It's no wonder we're a nation in crisis. On many fronts.

I remembered today that I moved here a year ago anticipating I would be job hunting at some future point when Kevin was out of treatment. At the time I cast a skeptical look on many of the obvious local employment possibilities. It's not that I thought I could land a job with ease; I've always known the value, or lack thereof, that would be granted to my former self employed life.

But I did imagine I had some marketable skills and could avoid having to consider certain jobs. In this new reality of no marketable skills, a tanked economy and Kevin's salary cut, I may have to revisit the impossible.

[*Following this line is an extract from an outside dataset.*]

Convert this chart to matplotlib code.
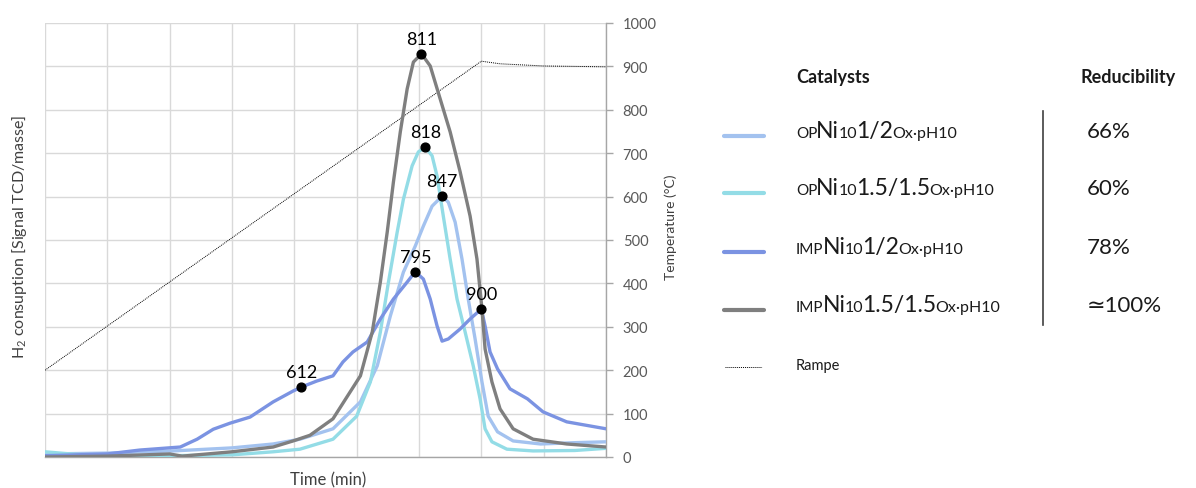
import matplotlib
matplotlib.use("Agg")
import matplotlib.pyplot as plt
from matplotlib.lines import Line2D
from matplotlib.textpath import TextPath
from matplotlib.font_manager import FontProperties

plt.rcParams['font.family'] = ['Lato', 'DejaVu Sans']
plt.rcParams['mathtext.fontset'] = 'custom'
plt.rcParams['mathtext.rm'] = 'Lato'
plt.rcParams['mathtext.it'] = 'Lato:italic'
plt.rcParams['mathtext.bf'] = 'Lato:bold'

# ---------------- data (time in grid units, values on temperature scale) ----
op12_t = [0, 1.0, 2.06, 3.0, 3.66, 4.09, 4.62, 5.06, 5.33, 5.54, 5.75, 5.94, 6.07, 6.21,
          6.37, 6.47, 6.58, 6.69, 6.79, 6.90, 7.01, 7.11, 7.26, 7.51, 7.95, 8.5, 9.0]
op12_v = [7, 9, 14, 21, 30, 41, 65, 127, 210, 325, 426, 486, 532, 578,
          601, 587, 541, 456, 364, 272, 173, 94, 58, 37, 30, 33, 35]

op1515_t = [0, 0.5, 1.0, 2.0, 3.0, 3.66, 4.09, 4.62, 5.0, 5.22, 5.38, 5.51, 5.65, 5.75,
            5.89, 5.99, 6.10, 6.21, 6.29, 6.39, 6.50, 6.61, 6.74, 6.87, 6.98, 7.06, 7.17,
            7.41, 7.83, 8.5, 9.0]
op1515_v = [12, 6, 3, 3, 5, 12, 18, 41, 94, 173, 288, 403, 518, 594,
            671, 703, 714, 694, 647, 555, 456, 364, 288, 210, 134, 65, 35,
            18, 14, 15, 20]

imp12_t = [0, 1.0, 1.52, 2.17, 2.44, 2.70, 2.97, 3.29, 3.66, 3.98, 4.11, 4.36, 4.62, 4.78,
           4.94, 5.17, 5.38, 5.59, 5.81, 5.94, 6.07, 6.18, 6.29, 6.37, 6.47, 6.66, 6.82,
           7.0, 7.06, 7.14, 7.26, 7.46, 7.74, 7.99, 8.37, 9.0]
imp12_v = [3, 7, 16, 23, 41, 64, 78, 92, 127, 152, 161, 175, 187, 219,
           242, 265, 318, 364, 403, 427, 410, 364, 302, 267, 272, 295, 318,
           341, 302, 242, 203, 157, 134, 104, 81, 65]

imp1515_t = [0, 1.0, 2.0, 2.2, 3.0, 3.66, 3.98, 4.25, 4.62, 5.06, 5.25, 5.38, 5.49, 5.59,
             5.70, 5.81, 5.91, 6.04, 6.18, 6.34, 6.50, 6.66, 6.82, 6.93, 7.01, 7.06, 7.17,
             7.30, 7.51, 7.83, 8.37, 9.0]
imp1515_v = [0, 2, 7, 2, 12, 23, 37, 50, 88, 187, 288, 403, 518, 634,
             749, 848, 910, 929, 901, 825, 749, 657, 555, 456, 341, 249, 173,
             111, 65, 41, 30, 23]

ramp_t = [0, 7.0, 7.3, 8.0, 9.0]
ramp_v = [200, 912, 906, 901, 899]

peak_t = [4.11, 5.94, 6.04, 6.10, 6.37, 7.0]
peak_v = [161, 427, 929, 714, 601, 341]
peak_labels = ["612", "795", "811", "818", "847", "900"]

temp_ticks = [0, 100, 200, 300, 400, 500, 600, 700, 800, 900, 1000]
time_grid = [0, 1, 2, 3, 4, 5, 6, 7, 8, 9]

series_names = [
    [("OP", 11), ("Ni", 16.5), ("10", 11.5), ("1/2", 16.5), ("Ox·pH10", 11.5)],
    [("OP", 11), ("Ni", 16.5), ("10", 11.5), ("1.5/1.5", 16.5), ("Ox·pH10", 11.5)],
    [("IMP", 11), ("Ni", 16.5), ("10", 11.5), ("1/2", 16.5), ("Ox·pH10", 11.5)],
    [("IMP", 11), ("Ni", 16.5), ("10", 11.5), ("1.5/1.5", 16.5), ("Ox·pH10", 11.5)],
]
reducibility = ["66%", "60%", "78%", "≃100%"]
colors = ["#a3c2ef", "#93dce6", "#7b93e2", "#7f7f7f"]

# ---------------- figure ----------------
W, H = 1196, 489
fig = plt.figure(figsize=(W / 100, H / 100), dpi=100)
ax = fig.add_axes([45 / W, 1 - 458 / H, (606 - 45) / W, (458 - 24) / H])

ax.set_xlim(0, 9)
ax.set_ylim(0, 1000)
ax.set_xticks(time_grid)
ax.set_yticks(temp_ticks)
ax.grid(True, color="#d9d9d9", linewidth=1.0)
ax.set_axisbelow(True)
ax.tick_params(axis='x', length=0, labelbottom=False)
ax.yaxis.tick_right()
ax.tick_params(axis='y', which='both', left=False, right=True, labelleft=False,
               labelright=True, length=5, width=1, color="#a6a6a6", pad=7,
               labelsize=10.5, labelcolor="#595959")
for s in ["top", "left"]:
    ax.spines[s].set_visible(False)
for s in ["bottom", "right"]:
    ax.spines[s].set_color("#a6a6a6")
    ax.spines[s].set_linewidth(1.0)

ax.plot(ramp_t, ramp_v, color="black", linestyle=(0, (1, 1)), linewidth=0.7, zorder=2)
series = [(op12_t, op12_v), (op1515_t, op1515_v), (imp12_t, imp12_v), (imp1515_t, imp1515_v)]
for (t, v), c in zip(series, colors):
    ax.plot(t, v, color=c, linewidth=2.4, solid_capstyle='round', solid_joinstyle='round',
            zorder=3)

ax.scatter(peak_t, peak_v, s=40, color="black", zorder=5)
for t, v, lab in zip(peak_t, peak_v, peak_labels):
    ax.annotate(lab, (t, v), xytext=(0, 5), textcoords="offset points",
                ha="center", va="bottom", fontsize=13, color="black", zorder=6)

fig.text(671 / W, 1 - 227 / H, "Temperature (°C)", fontsize=10, color="#404040",
         rotation=90, ha="center", va="center")
fig.text(328 / W, 1 - 480 / H, "Time (min)", fontsize=12, color="#404040",
         ha="center", va="center")
fig.text(20 / W, 1 - 237 / H, r"H$_2$ consuption [Signal TCD/masse]", fontsize=11.5,
         color="#404040", rotation=90, ha="center", va="center")

# ---------------- custom legend ----------------
def fx(px):
    return px / W


def fy(py):
    return 1 - py / H


prop = FontProperties(family="Lato")
PT2PX = 100 / 72


def rich(x_px, y_px, pieces, color="#1a1a1a", gap=1.5):
    ink_right = None
    for s, size in pieces:
        ext = TextPath((0, 0), s, size=size, prop=prop).get_extents()
        if ink_right is None:
            x = x_px
        else:
            x = ink_right + gap - ext.x0 * PT2PX
        fig.text(fx(x), fy(y_px), s, fontsize=size, va="baseline", ha="left", color=color)
        ink_right = x + ext.x1 * PT2PX


fig.text(fx(796), fy(83), "Catalysts", fontsize=13, fontweight="bold", color="#1a1a1a",
         va="baseline", ha="left")
fig.text(fx(1081), fy(83), "Reducibility", fontsize=13, fontweight="bold",
         color="#1a1a1a", va="baseline", ha="left")

line_y = [137, 194, 253, 311]
for yy, c, name, red in zip(line_y, colors, series_names, reducibility):
    fig.add_artist(Line2D([fx(724), fx(764)], [fy(yy), fy(yy)], color=c, linewidth=3.0,
                          solid_capstyle='round'))
    rich(796, yy + 1, name)
    fig.text(fx(1087), fy(yy + 1), red, fontsize=16, color="#1a1a1a", va="baseline",
             ha="left")

fig.add_artist(Line2D([fx(725), fx(762)], [fy(368), fy(368)], color="black",
                      linestyle=(0, (1, 1)), linewidth=0.7))
fig.text(fx(796), fy(370), "Rampe", fontsize=10.5, color="#1a1a1a", va="baseline",
         ha="left")

fig.add_artist(Line2D([fx(1043), fx(1043)], [fy(112), fy(326)], color="#404040",
                      linewidth=1.2))

fig.savefig("out.png", dpi=100)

Check out this blog post from early last year:
http://whatdayisittoday-ls.blogspot.com/2008/01/another-day-another-box.html My big concern now is not that this might be the only job I'm qualified for, it's that there's a very good chance I'm not.

Friday, January 23, 2009

Plugging In

Three a.m. and I am wide awake, laying in bed and trying to decide what day of the week it is. I know the inauguration was Tuesday. Tuesday THIS week. So that would make today.....sometime after Tuesday. Thursday, maybe. Or Friday. I'm pretty sure about that.

It was my premier "oh crap" moment of the month--and this has been a month full of "Oh Crap" moments. I didn't name this blog "what day is it today" some 18 months ago for nothing. With Kevin's cancer diagnosis and all that followed so quickly, many of those early days morphed into a blur.

Or into a time trudging march of waiting, waiting, waiting which wears on me worse than a busy blur.

So I wasn't pleased this morning to realize that I, again, don't know the day of the week. Briefly I didn't know the date, the week in the month either, as I spent two days reminding Kevin of an appointment this Monday, February 2. Thankfully, something jolted me into the moment and I realized there is another week before his appointment. This is good. Arriving a week early for a 7:30 a.m. appointment wouldn't have started his Monday on a high note.

The goal for today is to get plugged back in. Find some sunshine in this dreary month of a dreary winter. Start something. Finish something. There are 30 some draft posts that I haven't posted here. Those will start showing up once I've edited some of the colorful language. (I told you it had been a month of "oh crap" moments.)

Oh, and in case you're wondering, it's Friday. All day.

Thursday, January 22, 2009

Things We Learned and Forgot...

"Enjoy yourself. Roam around. Don't break anything."

I read an online report which claims President Obama greeted a White House visitor this week with those words.

This is like one of those "Everything I need to know, I learned in kindergarten..." things. Something we knew and lived by when we were 5 or 6 and somehow forgot along the way.

There's no denying the new presidency begins with plenty of things broken. But politicians through the decades have shown a remarkable ability to add woe to our woes so I'm certain more harm could be done, more could be broken.

Here's hoping our new president will abide by his own words.
"Enjoy yourself. Roam around. Don't break anything."